EXERCISE: Which lines in the records below contain the word "this"? Copy each one out.

## begin

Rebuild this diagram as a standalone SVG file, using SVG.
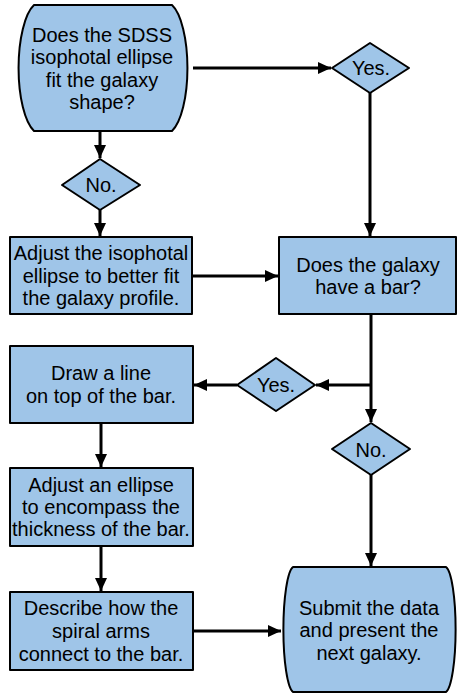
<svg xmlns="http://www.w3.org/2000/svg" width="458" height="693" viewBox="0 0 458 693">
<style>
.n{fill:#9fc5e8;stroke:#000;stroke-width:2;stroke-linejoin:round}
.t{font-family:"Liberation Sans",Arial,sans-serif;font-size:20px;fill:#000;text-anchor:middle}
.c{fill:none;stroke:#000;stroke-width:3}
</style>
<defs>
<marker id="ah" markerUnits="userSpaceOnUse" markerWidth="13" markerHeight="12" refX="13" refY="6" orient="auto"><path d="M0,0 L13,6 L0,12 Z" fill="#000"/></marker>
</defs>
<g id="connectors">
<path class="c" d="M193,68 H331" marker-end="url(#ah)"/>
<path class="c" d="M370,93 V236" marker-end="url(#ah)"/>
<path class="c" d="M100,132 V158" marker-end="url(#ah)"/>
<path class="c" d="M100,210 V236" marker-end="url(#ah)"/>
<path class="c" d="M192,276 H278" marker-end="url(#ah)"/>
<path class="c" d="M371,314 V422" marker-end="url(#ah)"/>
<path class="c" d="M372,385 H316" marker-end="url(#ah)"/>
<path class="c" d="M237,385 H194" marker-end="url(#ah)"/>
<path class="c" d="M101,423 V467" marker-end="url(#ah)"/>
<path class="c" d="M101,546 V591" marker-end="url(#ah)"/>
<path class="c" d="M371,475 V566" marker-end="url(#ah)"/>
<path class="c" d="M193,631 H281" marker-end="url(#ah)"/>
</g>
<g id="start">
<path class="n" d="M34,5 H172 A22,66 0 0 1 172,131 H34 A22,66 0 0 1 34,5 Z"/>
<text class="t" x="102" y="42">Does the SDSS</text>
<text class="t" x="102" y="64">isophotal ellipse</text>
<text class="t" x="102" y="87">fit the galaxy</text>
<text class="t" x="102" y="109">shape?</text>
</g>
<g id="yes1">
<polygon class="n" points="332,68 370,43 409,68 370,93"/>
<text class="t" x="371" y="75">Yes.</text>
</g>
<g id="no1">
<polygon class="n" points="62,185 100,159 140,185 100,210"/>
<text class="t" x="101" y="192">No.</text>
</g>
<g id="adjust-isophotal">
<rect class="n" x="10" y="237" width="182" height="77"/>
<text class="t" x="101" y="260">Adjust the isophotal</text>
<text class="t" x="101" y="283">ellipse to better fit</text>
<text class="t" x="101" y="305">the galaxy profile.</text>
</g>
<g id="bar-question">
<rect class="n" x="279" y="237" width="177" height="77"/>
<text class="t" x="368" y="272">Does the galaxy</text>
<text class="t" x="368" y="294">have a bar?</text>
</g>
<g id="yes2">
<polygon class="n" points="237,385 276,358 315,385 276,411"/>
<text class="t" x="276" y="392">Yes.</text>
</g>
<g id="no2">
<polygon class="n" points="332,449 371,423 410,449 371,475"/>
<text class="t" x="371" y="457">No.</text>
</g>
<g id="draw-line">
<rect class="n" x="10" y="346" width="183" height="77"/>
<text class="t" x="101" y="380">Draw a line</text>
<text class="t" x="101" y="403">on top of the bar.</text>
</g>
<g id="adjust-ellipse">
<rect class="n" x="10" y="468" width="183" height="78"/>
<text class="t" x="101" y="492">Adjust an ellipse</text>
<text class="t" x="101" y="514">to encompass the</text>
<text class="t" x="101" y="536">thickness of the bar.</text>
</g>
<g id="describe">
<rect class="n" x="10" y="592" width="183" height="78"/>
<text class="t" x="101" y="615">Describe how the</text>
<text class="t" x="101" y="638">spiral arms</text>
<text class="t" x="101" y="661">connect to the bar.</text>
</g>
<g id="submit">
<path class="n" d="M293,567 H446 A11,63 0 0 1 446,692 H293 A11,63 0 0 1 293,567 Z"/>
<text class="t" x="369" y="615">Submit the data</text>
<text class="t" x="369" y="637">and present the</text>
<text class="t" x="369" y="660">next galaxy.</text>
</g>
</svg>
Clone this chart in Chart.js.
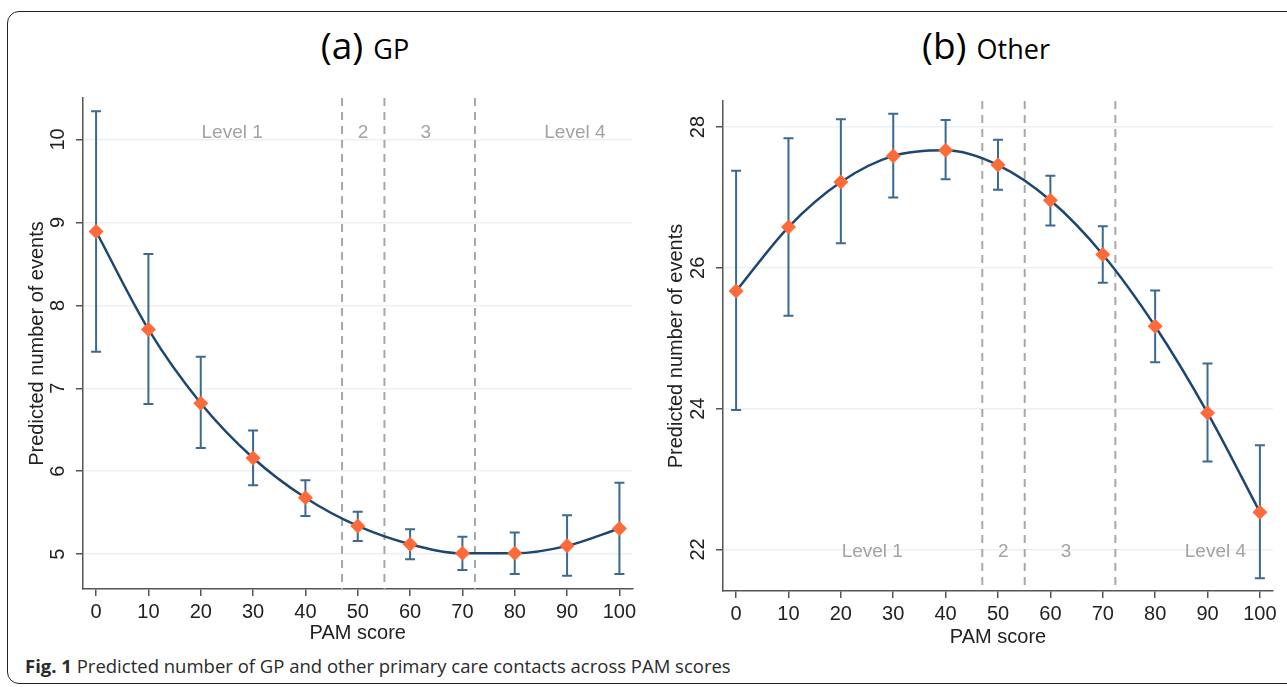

## end

EXERCISE RESPONSE:
Rebuild this diagram as a standalone SVG file, using SVG.
Clone this chart in Chart.js.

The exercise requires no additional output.